Pronounced Air-oo, Eiru is another example of an Irish triple goddess with sisters Banba and Fotla. She is the daughter of Ernmas of the Tuatha De Danaan. The fertility of the three extends past sustenance and into the granting of kingship upon husbands and worthy warriors, giving them a large role in the shaping of the land of Ireland and its future.
Eiru exhibits this ability to grant sovereignty in The Second Bttle of Mag Tuired where, young in spirit and untouched by man, she lays with a man, who appears on a shimmering boat, for one hour. When he goes to leave she begins to cry, one, because he is leaving and, two, because she gave her virginity away. He then gives her a ring and says to never give it away unless to a person whose finger it fits.

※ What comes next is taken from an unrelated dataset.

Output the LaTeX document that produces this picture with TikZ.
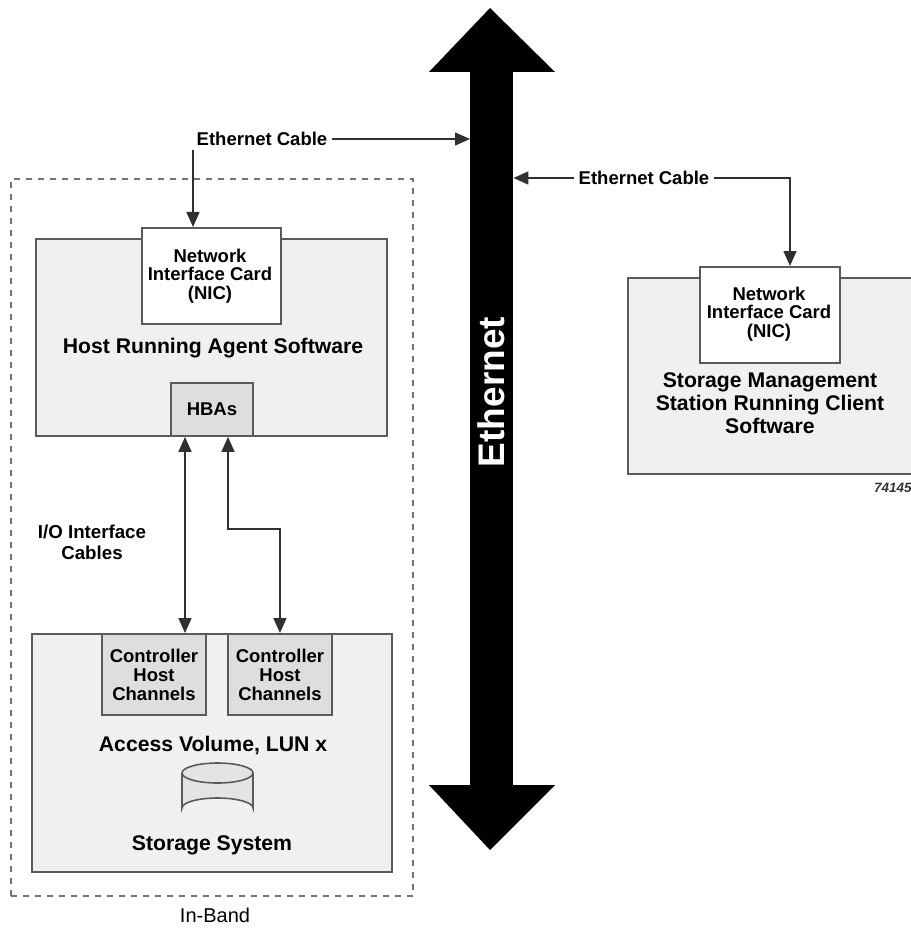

He tells her he is Elatha mac Delbaith, King of the Fomorians and that she will bear a son from their meeting and should name him Eochu Bres, Eochu the Beautiful. This son becomes king in place of Nuada some years down the line but is then ousted due to his stingy ways. This shows an example of Eiru granting sovereignty to her son as the land itself.
As the years go on, she marries another Irish king, Cethor, son of Cermait, who has two brothers Sethor and Tethor who also serve as kings of Ireland by marrying Banba and Fotla, respectively. These three are also known as “son of” the individual gods they worship: “Mac Cuill – Sethor, the hazel his god; Mac Cecht – Tethor, the ploughshare his god; Mac Greine – Cethor, the sun his god. As the land of Ireland it’s interesting Eiru’s connection with the sun through Mac Greine. The land and sun work together to sustain crops and vegetation; both are needed to create life. Since the sun and the earth are sometimes married in mythology, they are symbiotic entities that need each other in order to create bounty and abundance. Her marriage to Cethor and her encounter with Elatha shows not only a goddess who is flexible and has an ability to work with others but also, as a fertility goddess, she is comfortable with the power that comes from losing oneself in the merging of another to create something that is greater than either.
Call upon her at harvest time or for help with earth magic.